* **Aim of the task**:
From the first line of the data below through the line holding "import * as", output each line exactly and leave the pictures out.
— start Given data —
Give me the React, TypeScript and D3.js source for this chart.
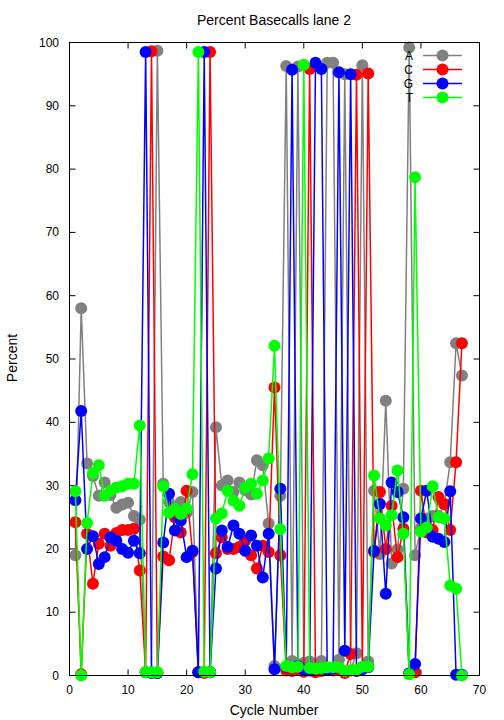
import React from "react";
import * as d3 from "d3";

const cycles = d3.range(1, 68);
const seriesA = [19,58,33.5,31.5,28.4,30.5,28.5,26.5,27,27.3,25.2,24.6,0.5,0.5,98.7,30.3,27.4,25.8,27.4,25.7,29,0.5,0.5,0.5,39.2,30,30.8,29,30.5,29.3,28.6,34,33.2,24,1.5,28.4,96.3,2.3,96.2,2,2.2,1.6,2.3,96.8,96.8,2.5,95,0.8,3.5,96.4,2.2,29.2,19.2,43.4,17.7,19.9,29.5,99.2,19,23.3,24.8,25.2,25.2,27,33.7,52.5,47.4];
const seriesC = [24.2,0.2,22.4,14.5,20.8,22.4,20.5,22.5,23,23,23.2,16.6,0.5,98.6,0.4,18.8,18.2,25,22.6,29.2,19.5,0.5,0.4,98.5,19.3,21.8,20,20,20.3,21.3,19,16.9,20.5,19.5,45.5,19,0.8,0.7,0.9,0.6,95.8,0.5,0.7,1.0,0.8,0.9,0.4,3.4,94.9,1.2,95.1,19.5,29,20,26.8,18.7,23.2,0.3,0.5,29.2,22.6,23,28.2,27.1,23,33.7,52.5];
const seriesG = [27.7,41.8,20,22,17.6,18.7,21.8,21.3,20,19.4,21.3,19.3,98.5,0.4,0.4,21,28.7,22.9,24.5,18.7,19.7,0.5,98.5,0.5,16.9,22.9,20.3,23.7,22.4,19.7,22.1,20.5,15.5,22.4,1,29.5,1.4,95.7,1.5,0.9,0.8,96.8,95.8,0.9,1.1,95.3,3.9,95,0.7,1.0,1.3,19.7,27.1,12.9,30.5,29,25,0.3,1.8,24.8,29.2,21.9,21.6,21.1,29.1,0.1,0.1];
const seriesT = [29.1,0,24.1,32,33.2,28.4,29.2,29.7,29.9,30.3,30.3,39.5,0.5,0.5,0.5,29.9,25.7,26.3,25.5,26.4,31.8,98.5,0.6,0.5,24.8,25.6,29.2,27.6,26.8,29.7,30.3,28.7,30.8,34.3,52.1,23.1,1.5,1.3,1.4,96.5,1.2,1.1,1.2,1.3,1.3,1.3,0.7,0.8,0.9,1.4,1.4,31.6,24.8,23.7,25.3,32.4,22.4,0.2,78.7,22.7,23.4,29.9,25,24.8,14.2,13.7,0];
const seriesNames = ["A", "C", "G", "T"];
const seriesColors = ["#808080", "#ff0000", "#0000ff", "#00ff00"];
const xTicks = [0, 10, 20, 30, 40, 50, 60, 70];
const yTicks = [0, 10, 20, 30, 40, 50, 60, 70, 80, 90, 100];

const W = 504, H = 720;
const L = 69.5, R = 479.5, T = 42.5, B = 675.5;
const font = "'Liberation Sans', Arial, sans-serif";

export default function App() {
  const x = d3.scaleLinear().domain([0, 70]).range([L, R]);
  const y = d3.scaleLinear().domain([0, 100]).range([B, T]);
  const all = [seriesA, seriesC, seriesG, seriesT];
  const line = d3.line<number>().x((_, i) => x(cycles[i])).y((d) => y(d));
  const tl = 6;
  return (
    <svg width={W} height={H} style={{ position: "absolute", left: 0, top: 0, background: "#fff" }} fontFamily={font}>
      <rect x={0} y={0} width={W} height={H} fill="#fff" />
      <text x={274} y={25} textAnchor="middle" fontSize={14}>Percent Basecalls lane 2</text>
      <text x={274} y={715} textAnchor="middle" fontSize={14}>Cycle Number</text>
      <text transform={`translate(17,358) rotate(-90)`} textAnchor="middle" fontSize={14}>Percent</text>
      {yTicks.map((t) => (
        <g key={"y" + t}>
          <line x1={L} x2={L + tl} y1={y(t)} y2={y(t)} stroke="#000" />
          <line x1={R} x2={R - tl} y1={y(t)} y2={y(t)} stroke="#000" />
          <text x={59} y={y(t) + 4} textAnchor="end" fontSize={12}>{t}</text>
        </g>
      ))}
      {xTicks.map((t) => (
        <g key={"x" + t}>
          <line x1={x(t)} x2={x(t)} y1={B} y2={B - tl} stroke="#000" />
          <line x1={x(t)} x2={x(t)} y1={T} y2={T + tl} stroke="#000" />
          <text x={x(t)} y={694} textAnchor="middle" fontSize={12}>{t}</text>
        </g>
      ))}
      {all.map((s, k) => (
        <g key={"s" + k}>
          <path d={line(s) || ""} fill="none" stroke={seriesColors[k]} strokeWidth={1.5} />
          {s.map((v, i) => (
            <circle key={i} cx={x(cycles[i])} cy={y(v)} r={6} fill={seriesColors[k]} />
          ))}
        </g>
      ))}
      {seriesNames.map((n, k) => {
        const ly = 55.5 + k * 14;
        return (
          <g key={"l" + n}>
            <text x={413} y={ly + 4} textAnchor="end" fontSize={12}>{n}</text>
            <line x1={423} x2={462} y1={ly} y2={ly} stroke={seriesColors[k]} strokeWidth={1.5} />
            <circle cx={442.5} cy={ly} r={6} fill={seriesColors[k]} />
          </g>
        );
      })}
      <rect x={L} y={T} width={R - L} height={B - T} fill="none" stroke="#000" />
    </svg>
  );
}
— end Given data —
* **Final answer**:
Give me the React, TypeScript and D3.js source for this chart.
import React from "react";
import * as d3 from "d3";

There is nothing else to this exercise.